If there are only two execution contexts on a core, the hardware context switch only support two threads? That means if we have more than two threads on a core, we must let OS to do the context switch, which is too costly? In Exercie 1 question E, I found that using 4 threads on a core can completely hide the memory latency although there is no cache hit, with the assumption that the cost of context switch of these four threads on a single core only takes several cycles. So this assumption cannot hold at all? To support hardware context switch between four threads, we need four execution contexts like lecture 2 slide 48?

andymochi

@kayvonf I forgot to thank you for the awesome explanation. Thanks!

@BigFish I believe the answer 4 threads total with 2 threads per core. Also, the quiz described a processor which was two-way multi-threaded with two hardware contexts. This indicated a few things. Only one thread was running at a time. Each core could run up to two threads without having to load a context from the O.S. The answer to that exercise was 4 threads with 2 threads per core as expected.

This does raise a good question though. Is this an accurate statement?

latency(memory stall) >> latency(O.S. context switch) >> latency(hardware context switch)

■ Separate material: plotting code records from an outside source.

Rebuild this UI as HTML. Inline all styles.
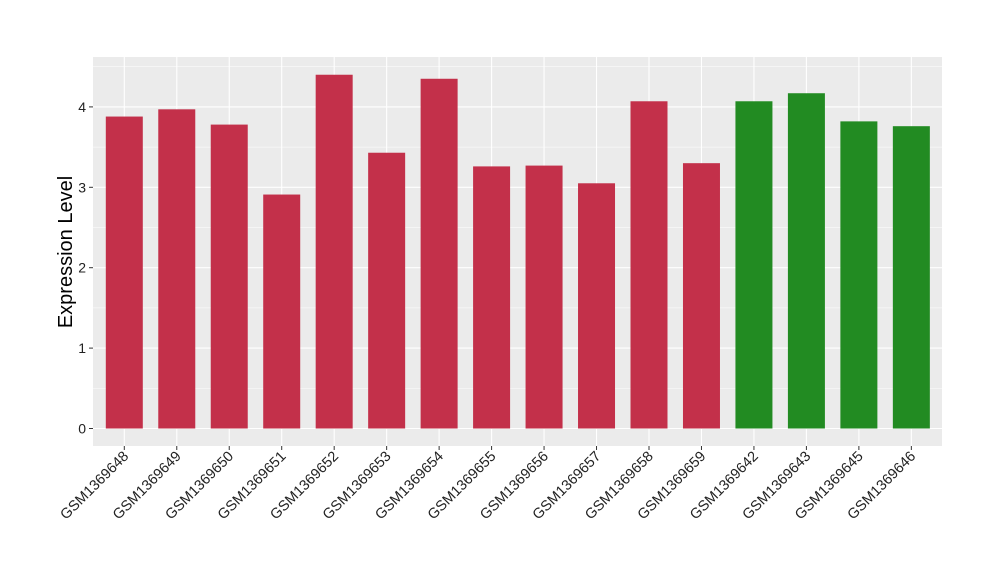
<!DOCTYPE html>
<html><head><meta charset="utf-8"><style>
body{margin:0;background:#fff;}
svg{display:block;font-family:"Liberation Sans",Arial,sans-serif;}
</style></head><body>
<svg id="chart" width="1000" height="580" viewBox="0 0 1000 580">
<rect x="93" y="57" width="849" height="389" fill="#ebebeb"/>
<g id="grid"></g><g id="bars"></g><g id="axes"></g>
<text transform="translate(72,252) rotate(-90)" text-anchor="middle" font-size="20" fill="#000">Expression Level</text>
</svg>
<script>
const categories=["GSM1369648","GSM1369649","GSM1369650","GSM1369651","GSM1369652","GSM1369653","GSM1369654","GSM1369655","GSM1369656","GSM1369657","GSM1369658","GSM1369659","GSM1369642","GSM1369643","GSM1369645","GSM1369646"];
const values=[3.88,3.97,3.78,2.91,4.40,3.43,4.35,3.26,3.27,3.05,4.07,3.30,4.07,4.17,3.82,3.76];
const groups=["a","a","a","a","a","a","a","a","a","a","a","a","b","b","b","b"];
const yTicks=[0,1,2,3,4];
const colors={a:"#c3304a",b:"#228b22"};
const NS="http://www.w3.org/2000/svg";
const y=v=>428.5-v*80.4;
const x=i=>124.3+i*52.47;
const bw=37;
function mk(t,a,p){const e=document.createElementNS(NS,t);for(const k in a)e.setAttribute(k,a[k]);p.appendChild(e);return e;}
const grid=document.getElementById('grid'),bars=document.getElementById('bars'),axes=document.getElementById('axes');
for(let v=-0.5;v<=4.5;v+=0.5){const yy=y(v);if(yy<57||yy>446)continue;
 const l=mk('line',{x1:93,x2:942,y1:yy,y2:yy,stroke:'#fff','stroke-width':Number.isInteger(v)?1.1:0.5},grid);
 
 }
categories.forEach((c,i)=>{const l=mk('line',{x1:x(i),x2:x(i),y1:57,y2:446,stroke:'#fff','stroke-width':1.1},grid);
 
 });
categories.forEach((c,i)=>{
 const r=mk('rect',{x:x(i)-bw/2,y:y(values[i]),width:bw,height:y(0)-y(values[i]),fill:colors[groups[i]]},bars);
 
 
 const t=mk('line',{x1:x(i),x2:x(i),y1:446,y2:450,stroke:'#333'},axes);
 
 
 const tx=mk('text',{transform:`translate(${x(i)+5},${457}) rotate(-45)`,'text-anchor':'end','font-size':14.5,fill:'#222'},axes);
 tx.textContent=c;
 
 
});
yTicks.forEach(v=>{
 const t=mk('line',{x1:89,x2:93,y1:y(v),y2:y(v),stroke:'#333'},axes);
 
 
 const tx=mk('text',{x:86,y:y(v)+5,'text-anchor':'end','font-size':14,fill:'#222'},axes);
 tx.textContent=v;
 
 
});
</script>
</body></html>
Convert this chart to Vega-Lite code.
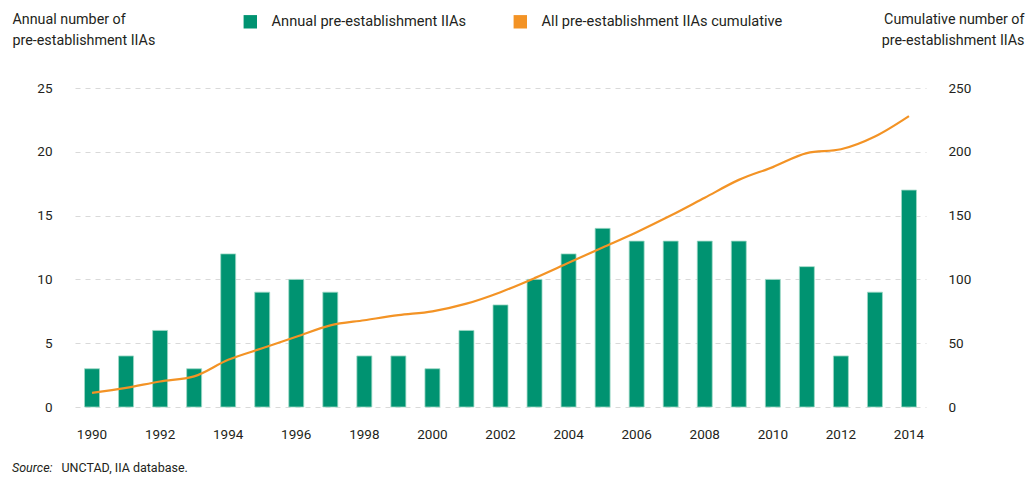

I'm guessing that we can consider the O.S. context switch a cache-hit (contexts are likely small enough that they won't get evicted?)

BigFish

@andymochi It seems that OS context switch should be much higher than memory stall, since we have to store many states. So we cannot hide memory stall using four threads given that we have only 2 execution contexts. However, I believe that if we have 4 execution contexts, and the cache is still 16KB. Although the size of working set is 6KB * 4 = 24KB. We can achieve a speedup even though there is no cache hit, since the CPU is doing computation all the time.

kayvonf

@andimochi:

You can assume the latency of a hardware context switch is 0. (and if not zero, just a few cycles)
Latency of a memory stall is on the order of 10's to 100's of cycles.
The cost of a OS-managed context switch is likely 100,000's or millions of cycles.